Assume that the curve $C$ is not degenerate and $d \geq 3$. Then, in order to fulfill your assumptions, $C$ must be reducible in $d$ lines, and furthermore each of these lines meets another fixed line $L$.

In fact, suppose that there are $d$ points on $C$ such that there exists a $1$-dimensional family of planes through these points. Since the base locus of a pencil of planes is a line, this means that the $d$ points belong to a line $L$.

Now take a general point on $p \in L$ and project $C$ from $p$ to $\mathbb{P}^2$. The projection is birational, hence we obtain a plane a curve $C'$ of degree $d$ with a point $p'$ of multiplicity $d$. Then $C'$ is necessarily the union of $d$ lines through $p'$. It follows that the curve $C$ is the union of $d$ lines in $\mathbb{P}^3$, and each of these lines is incident to $L$.

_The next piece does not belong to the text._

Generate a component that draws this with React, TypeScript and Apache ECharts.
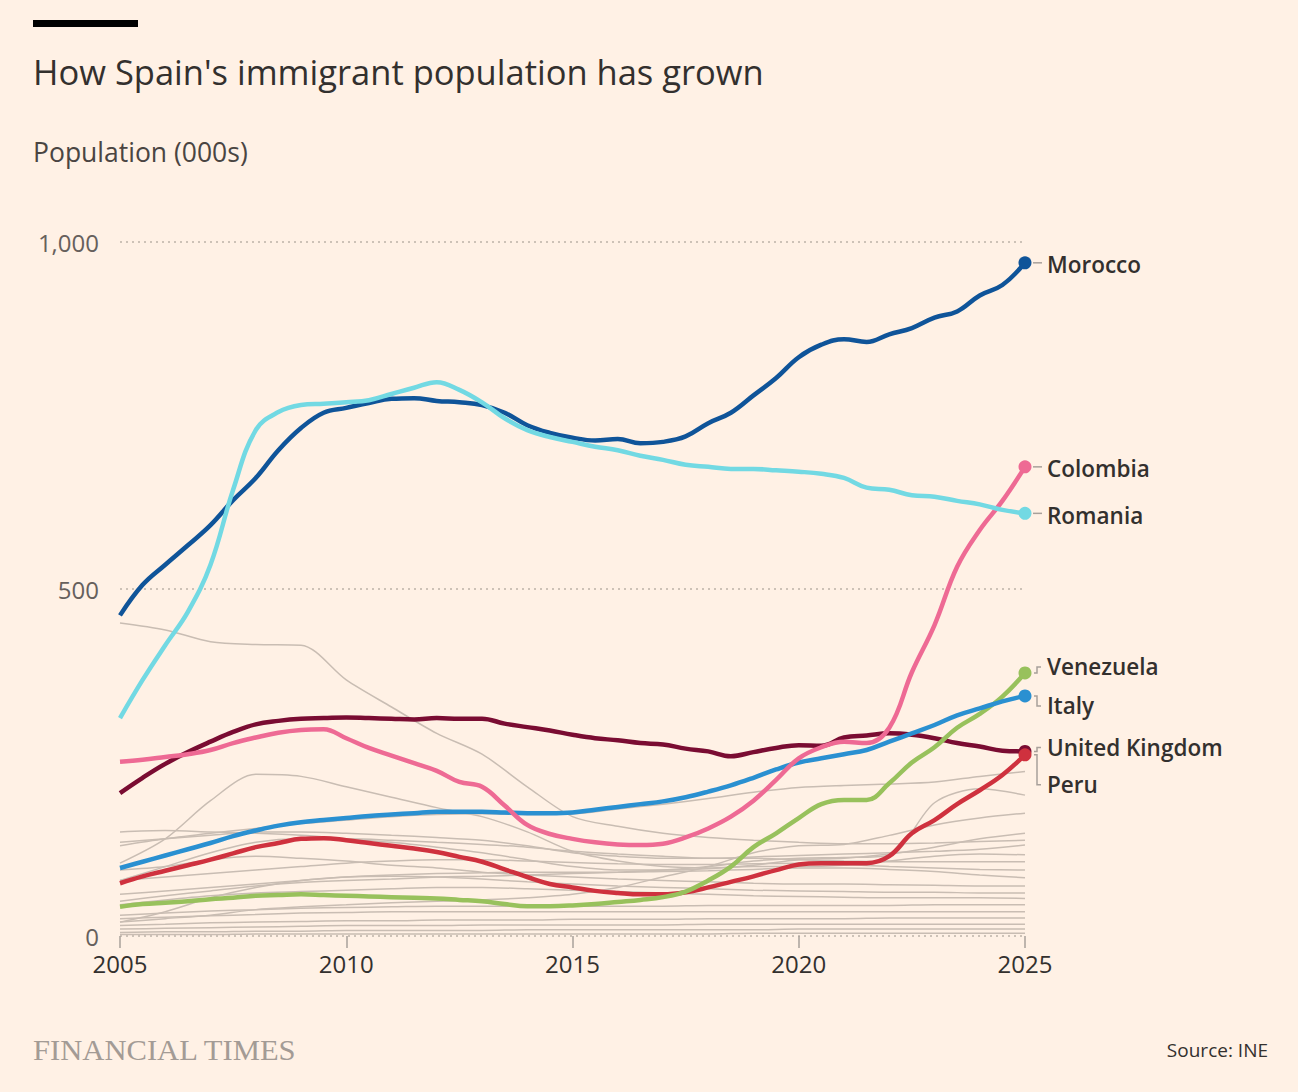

EDIT 1. As quid points out there is actually another possibility, namely when $C=L \cup D$, with $D$ any curve of degree $d-1$. In this case the projection from $p \in L$ is not birational, since it contracts $L$.

EDIT 2. As Auniked points out, one cannot assume that the projection is birational. In fact, the complete answer seems to be the following. Either $L$ is a component of $C$ and we are in the situation described in Edit 1, or there exist planes $H_1, \ldots, H_m$ containing $L$ and curves $C_i \subset H_i$ of degree $d_i$ such that $d_1+ \ldots + d_m=d$ and $C=C \cup \ldots \cup C_m$.

My original answer only dealt with the case $m=d$ and $d_1=d_2= \ldots =d_m=1$.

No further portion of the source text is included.